Exercise description:
From the entries below, print exactly the span beginning with the line holding "Reproduce this chart with D3.js." and ending with the line holding "the Banking Sector');", endpoints included, and skip any pictures.

********************

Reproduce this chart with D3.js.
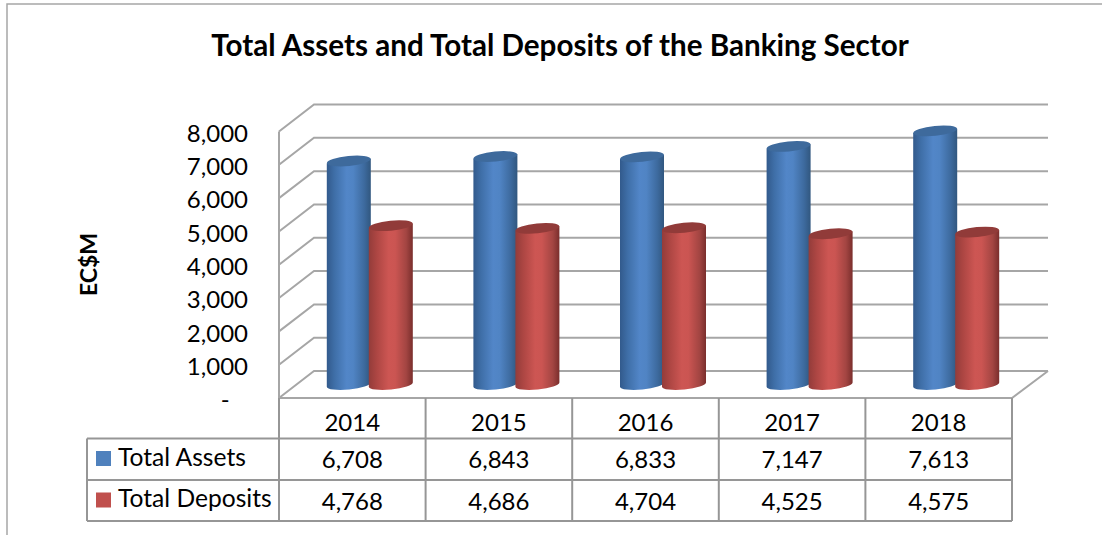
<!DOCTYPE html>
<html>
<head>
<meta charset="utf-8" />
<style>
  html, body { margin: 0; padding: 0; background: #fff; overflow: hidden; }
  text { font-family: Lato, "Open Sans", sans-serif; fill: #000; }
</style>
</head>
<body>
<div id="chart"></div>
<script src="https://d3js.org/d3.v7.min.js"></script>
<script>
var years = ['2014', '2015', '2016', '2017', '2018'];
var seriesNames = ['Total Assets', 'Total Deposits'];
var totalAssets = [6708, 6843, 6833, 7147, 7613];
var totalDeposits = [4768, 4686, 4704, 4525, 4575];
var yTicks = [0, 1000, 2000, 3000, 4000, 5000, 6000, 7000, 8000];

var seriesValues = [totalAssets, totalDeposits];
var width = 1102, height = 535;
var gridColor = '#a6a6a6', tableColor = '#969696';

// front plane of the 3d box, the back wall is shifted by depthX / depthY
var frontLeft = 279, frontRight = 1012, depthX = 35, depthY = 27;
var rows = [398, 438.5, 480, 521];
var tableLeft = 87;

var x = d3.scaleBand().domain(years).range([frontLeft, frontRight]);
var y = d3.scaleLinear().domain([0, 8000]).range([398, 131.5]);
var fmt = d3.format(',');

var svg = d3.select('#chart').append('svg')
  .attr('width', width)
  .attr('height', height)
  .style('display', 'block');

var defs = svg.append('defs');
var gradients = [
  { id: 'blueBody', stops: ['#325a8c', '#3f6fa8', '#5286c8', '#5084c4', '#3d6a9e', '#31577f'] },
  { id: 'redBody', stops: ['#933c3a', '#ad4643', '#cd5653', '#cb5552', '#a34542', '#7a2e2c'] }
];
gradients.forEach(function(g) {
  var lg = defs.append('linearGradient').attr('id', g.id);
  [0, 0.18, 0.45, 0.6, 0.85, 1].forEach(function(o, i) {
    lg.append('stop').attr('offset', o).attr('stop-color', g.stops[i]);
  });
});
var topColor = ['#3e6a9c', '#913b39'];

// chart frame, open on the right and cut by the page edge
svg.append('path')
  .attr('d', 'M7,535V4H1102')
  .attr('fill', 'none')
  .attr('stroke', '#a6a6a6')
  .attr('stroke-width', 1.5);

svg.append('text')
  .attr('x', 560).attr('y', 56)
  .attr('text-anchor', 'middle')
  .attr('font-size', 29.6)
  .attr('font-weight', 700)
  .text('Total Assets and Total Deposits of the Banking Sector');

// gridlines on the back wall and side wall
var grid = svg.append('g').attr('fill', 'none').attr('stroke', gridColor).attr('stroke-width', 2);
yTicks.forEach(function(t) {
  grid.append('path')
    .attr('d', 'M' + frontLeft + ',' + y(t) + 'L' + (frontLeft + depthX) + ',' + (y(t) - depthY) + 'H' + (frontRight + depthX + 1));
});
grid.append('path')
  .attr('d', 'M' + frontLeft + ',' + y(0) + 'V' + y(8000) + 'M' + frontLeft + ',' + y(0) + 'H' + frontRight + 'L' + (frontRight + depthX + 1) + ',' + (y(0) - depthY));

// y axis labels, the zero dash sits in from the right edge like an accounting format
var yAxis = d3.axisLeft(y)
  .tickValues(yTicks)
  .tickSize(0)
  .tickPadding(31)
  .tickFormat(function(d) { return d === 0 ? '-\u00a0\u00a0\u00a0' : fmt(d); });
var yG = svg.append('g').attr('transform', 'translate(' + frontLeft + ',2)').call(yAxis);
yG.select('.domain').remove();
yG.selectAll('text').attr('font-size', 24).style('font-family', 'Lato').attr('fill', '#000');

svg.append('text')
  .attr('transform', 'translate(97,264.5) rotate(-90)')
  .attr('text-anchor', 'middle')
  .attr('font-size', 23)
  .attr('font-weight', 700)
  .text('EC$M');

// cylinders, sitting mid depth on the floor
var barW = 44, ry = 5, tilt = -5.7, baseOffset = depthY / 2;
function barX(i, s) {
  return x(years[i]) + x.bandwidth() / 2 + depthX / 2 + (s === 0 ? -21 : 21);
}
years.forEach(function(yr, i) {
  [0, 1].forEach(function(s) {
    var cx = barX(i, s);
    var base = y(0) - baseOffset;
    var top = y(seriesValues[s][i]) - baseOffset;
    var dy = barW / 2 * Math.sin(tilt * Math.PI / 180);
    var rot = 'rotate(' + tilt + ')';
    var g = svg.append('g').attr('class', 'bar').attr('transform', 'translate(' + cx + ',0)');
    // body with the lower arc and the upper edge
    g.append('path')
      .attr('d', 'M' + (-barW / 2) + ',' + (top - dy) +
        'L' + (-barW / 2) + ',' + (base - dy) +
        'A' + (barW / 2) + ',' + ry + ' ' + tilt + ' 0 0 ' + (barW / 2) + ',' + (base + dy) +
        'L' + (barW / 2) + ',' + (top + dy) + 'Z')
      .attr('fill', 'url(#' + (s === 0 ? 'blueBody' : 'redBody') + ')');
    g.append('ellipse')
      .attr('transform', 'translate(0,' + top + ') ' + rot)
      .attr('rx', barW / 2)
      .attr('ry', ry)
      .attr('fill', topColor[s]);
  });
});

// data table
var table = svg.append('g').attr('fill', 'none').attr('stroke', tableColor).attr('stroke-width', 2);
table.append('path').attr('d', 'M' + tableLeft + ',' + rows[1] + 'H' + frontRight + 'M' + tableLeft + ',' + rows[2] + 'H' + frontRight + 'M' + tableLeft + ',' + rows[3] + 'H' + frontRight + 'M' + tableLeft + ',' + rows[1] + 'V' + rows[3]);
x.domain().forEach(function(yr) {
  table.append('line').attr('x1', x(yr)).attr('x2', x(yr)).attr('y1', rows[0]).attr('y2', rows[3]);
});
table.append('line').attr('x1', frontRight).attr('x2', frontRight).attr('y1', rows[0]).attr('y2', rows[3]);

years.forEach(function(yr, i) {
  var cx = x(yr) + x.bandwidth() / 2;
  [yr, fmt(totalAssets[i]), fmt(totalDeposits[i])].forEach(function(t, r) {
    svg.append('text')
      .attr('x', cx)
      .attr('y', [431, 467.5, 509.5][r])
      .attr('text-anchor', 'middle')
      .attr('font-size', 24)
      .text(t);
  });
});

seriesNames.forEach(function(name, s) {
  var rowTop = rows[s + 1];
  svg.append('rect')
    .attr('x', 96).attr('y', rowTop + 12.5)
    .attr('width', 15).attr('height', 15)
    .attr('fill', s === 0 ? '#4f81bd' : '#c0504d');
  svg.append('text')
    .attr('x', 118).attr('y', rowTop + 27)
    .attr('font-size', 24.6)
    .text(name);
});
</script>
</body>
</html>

********************

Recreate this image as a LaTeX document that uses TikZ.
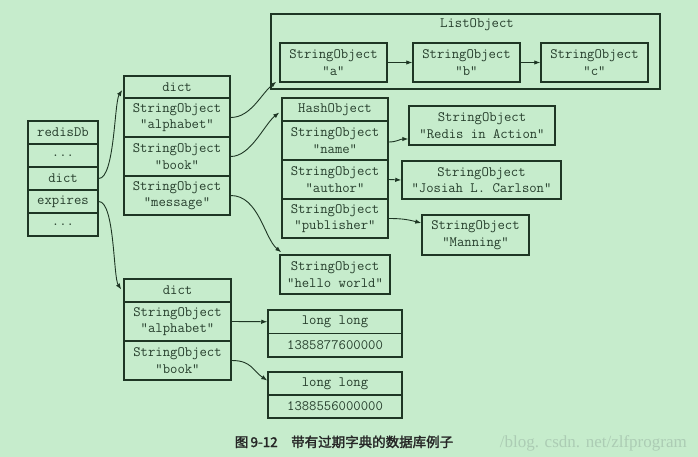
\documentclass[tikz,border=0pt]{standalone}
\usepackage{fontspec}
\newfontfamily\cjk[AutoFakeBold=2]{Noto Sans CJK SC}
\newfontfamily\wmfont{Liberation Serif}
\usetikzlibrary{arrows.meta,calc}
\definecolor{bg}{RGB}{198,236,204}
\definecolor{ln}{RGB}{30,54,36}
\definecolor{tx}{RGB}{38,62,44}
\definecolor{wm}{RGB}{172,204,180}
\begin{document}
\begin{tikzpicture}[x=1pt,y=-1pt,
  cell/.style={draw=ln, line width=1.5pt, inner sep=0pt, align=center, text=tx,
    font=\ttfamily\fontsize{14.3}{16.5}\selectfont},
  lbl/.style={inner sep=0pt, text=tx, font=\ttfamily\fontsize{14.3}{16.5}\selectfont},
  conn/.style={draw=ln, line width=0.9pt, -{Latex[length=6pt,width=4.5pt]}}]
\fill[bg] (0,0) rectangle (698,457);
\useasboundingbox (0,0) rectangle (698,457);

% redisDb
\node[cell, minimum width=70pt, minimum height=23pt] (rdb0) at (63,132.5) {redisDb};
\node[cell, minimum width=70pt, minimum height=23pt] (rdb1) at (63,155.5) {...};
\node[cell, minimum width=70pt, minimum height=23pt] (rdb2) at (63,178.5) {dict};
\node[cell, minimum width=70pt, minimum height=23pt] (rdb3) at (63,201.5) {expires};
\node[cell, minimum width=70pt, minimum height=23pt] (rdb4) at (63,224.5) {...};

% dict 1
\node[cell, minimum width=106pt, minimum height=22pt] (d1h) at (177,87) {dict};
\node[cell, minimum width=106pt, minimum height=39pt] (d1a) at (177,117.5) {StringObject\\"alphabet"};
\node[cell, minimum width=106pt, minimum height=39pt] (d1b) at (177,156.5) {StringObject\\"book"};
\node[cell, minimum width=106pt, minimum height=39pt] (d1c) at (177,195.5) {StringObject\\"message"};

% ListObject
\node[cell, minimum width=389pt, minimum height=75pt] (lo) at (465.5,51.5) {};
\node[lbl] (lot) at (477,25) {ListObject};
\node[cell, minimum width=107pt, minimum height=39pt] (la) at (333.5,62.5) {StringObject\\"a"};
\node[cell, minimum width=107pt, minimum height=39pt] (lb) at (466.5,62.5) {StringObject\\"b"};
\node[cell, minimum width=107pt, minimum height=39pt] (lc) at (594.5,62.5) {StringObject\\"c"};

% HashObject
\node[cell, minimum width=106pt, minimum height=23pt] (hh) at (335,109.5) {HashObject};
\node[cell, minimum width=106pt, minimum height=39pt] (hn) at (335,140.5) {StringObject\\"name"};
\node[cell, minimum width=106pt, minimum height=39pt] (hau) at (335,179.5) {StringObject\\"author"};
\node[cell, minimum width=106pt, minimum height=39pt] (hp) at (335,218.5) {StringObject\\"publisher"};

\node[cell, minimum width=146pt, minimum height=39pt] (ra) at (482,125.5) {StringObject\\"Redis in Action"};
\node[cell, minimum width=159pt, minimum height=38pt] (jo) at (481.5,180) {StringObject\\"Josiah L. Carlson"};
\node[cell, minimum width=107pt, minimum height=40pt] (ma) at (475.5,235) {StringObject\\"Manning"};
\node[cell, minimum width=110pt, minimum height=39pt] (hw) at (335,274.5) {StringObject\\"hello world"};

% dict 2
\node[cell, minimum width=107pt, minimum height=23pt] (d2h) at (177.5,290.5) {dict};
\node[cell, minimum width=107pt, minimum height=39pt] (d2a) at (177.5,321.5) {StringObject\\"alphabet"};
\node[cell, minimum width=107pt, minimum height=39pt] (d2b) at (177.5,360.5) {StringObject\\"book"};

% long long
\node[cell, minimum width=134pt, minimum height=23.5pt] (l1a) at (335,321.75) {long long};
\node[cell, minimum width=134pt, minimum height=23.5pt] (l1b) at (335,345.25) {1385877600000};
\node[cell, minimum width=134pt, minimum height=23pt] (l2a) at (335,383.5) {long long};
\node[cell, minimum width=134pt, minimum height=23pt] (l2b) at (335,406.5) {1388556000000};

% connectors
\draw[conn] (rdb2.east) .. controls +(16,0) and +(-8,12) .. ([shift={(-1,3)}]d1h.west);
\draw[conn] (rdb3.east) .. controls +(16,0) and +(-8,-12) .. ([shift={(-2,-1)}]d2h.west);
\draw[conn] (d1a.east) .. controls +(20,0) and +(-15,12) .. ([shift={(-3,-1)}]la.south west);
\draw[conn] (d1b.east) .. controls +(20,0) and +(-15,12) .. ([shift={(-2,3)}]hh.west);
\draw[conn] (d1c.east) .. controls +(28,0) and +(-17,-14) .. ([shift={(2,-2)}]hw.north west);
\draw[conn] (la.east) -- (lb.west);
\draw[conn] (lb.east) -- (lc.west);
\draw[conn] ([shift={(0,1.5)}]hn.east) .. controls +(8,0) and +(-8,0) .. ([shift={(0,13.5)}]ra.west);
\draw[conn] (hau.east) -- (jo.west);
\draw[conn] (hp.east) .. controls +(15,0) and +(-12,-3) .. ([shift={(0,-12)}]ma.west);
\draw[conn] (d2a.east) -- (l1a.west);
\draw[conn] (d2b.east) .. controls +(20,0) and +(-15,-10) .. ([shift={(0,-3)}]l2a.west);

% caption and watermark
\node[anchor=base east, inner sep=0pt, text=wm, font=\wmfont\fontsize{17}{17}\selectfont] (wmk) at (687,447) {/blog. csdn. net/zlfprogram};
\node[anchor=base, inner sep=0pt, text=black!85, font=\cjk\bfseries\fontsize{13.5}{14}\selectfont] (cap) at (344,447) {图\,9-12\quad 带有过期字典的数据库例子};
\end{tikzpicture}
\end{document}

********************

Completed exercise:
Reproduce this chart with D3.js.
<!DOCTYPE html>
<html>
<head>
<meta charset="utf-8" />
<style>
  html, body { margin: 0; padding: 0; background: #fff; overflow: hidden; }
  text { font-family: Lato, "Open Sans", sans-serif; fill: #000; }
</style>
</head>
<body>
<div id="chart"></div>
<script src="https://d3js.org/d3.v7.min.js"></script>
<script>
var years = ['2014', '2015', '2016', '2017', '2018'];
var seriesNames = ['Total Assets', 'Total Deposits'];
var totalAssets = [6708, 6843, 6833, 7147, 7613];
var totalDeposits = [4768, 4686, 4704, 4525, 4575];
var yTicks = [0, 1000, 2000, 3000, 4000, 5000, 6000, 7000, 8000];

var seriesValues = [totalAssets, totalDeposits];
var width = 1102, height = 535;
var gridColor = '#a6a6a6', tableColor = '#969696';

// front plane of the 3d box, the back wall is shifted by depthX / depthY
var frontLeft = 279, frontRight = 1012, depthX = 35, depthY = 27;
var rows = [398, 438.5, 480, 521];
var tableLeft = 87;

var x = d3.scaleBand().domain(years).range([frontLeft, frontRight]);
var y = d3.scaleLinear().domain([0, 8000]).range([398, 131.5]);
var fmt = d3.format(',');

var svg = d3.select('#chart').append('svg')
  .attr('width', width)
  .attr('height', height)
  .style('display', 'block');

var defs = svg.append('defs');
var gradients = [
  { id: 'blueBody', stops: ['#325a8c', '#3f6fa8', '#5286c8', '#5084c4', '#3d6a9e', '#31577f'] },
  { id: 'redBody', stops: ['#933c3a', '#ad4643', '#cd5653', '#cb5552', '#a34542', '#7a2e2c'] }
];
gradients.forEach(function(g) {
  var lg = defs.append('linearGradient').attr('id', g.id);
  [0, 0.18, 0.45, 0.6, 0.85, 1].forEach(function(o, i) {
    lg.append('stop').attr('offset', o).attr('stop-color', g.stops[i]);
  });
});
var topColor = ['#3e6a9c', '#913b39'];

// chart frame, open on the right and cut by the page edge
svg.append('path')
  .attr('d', 'M7,535V4H1102')
  .attr('fill', 'none')
  .attr('stroke', '#a6a6a6')
  .attr('stroke-width', 1.5);

svg.append('text')
  .attr('x', 560).attr('y', 56)
  .attr('text-anchor', 'middle')
  .attr('font-size', 29.6)
  .attr('font-weight', 700)
  .text('Total Assets and Total Deposits of the Banking Sector');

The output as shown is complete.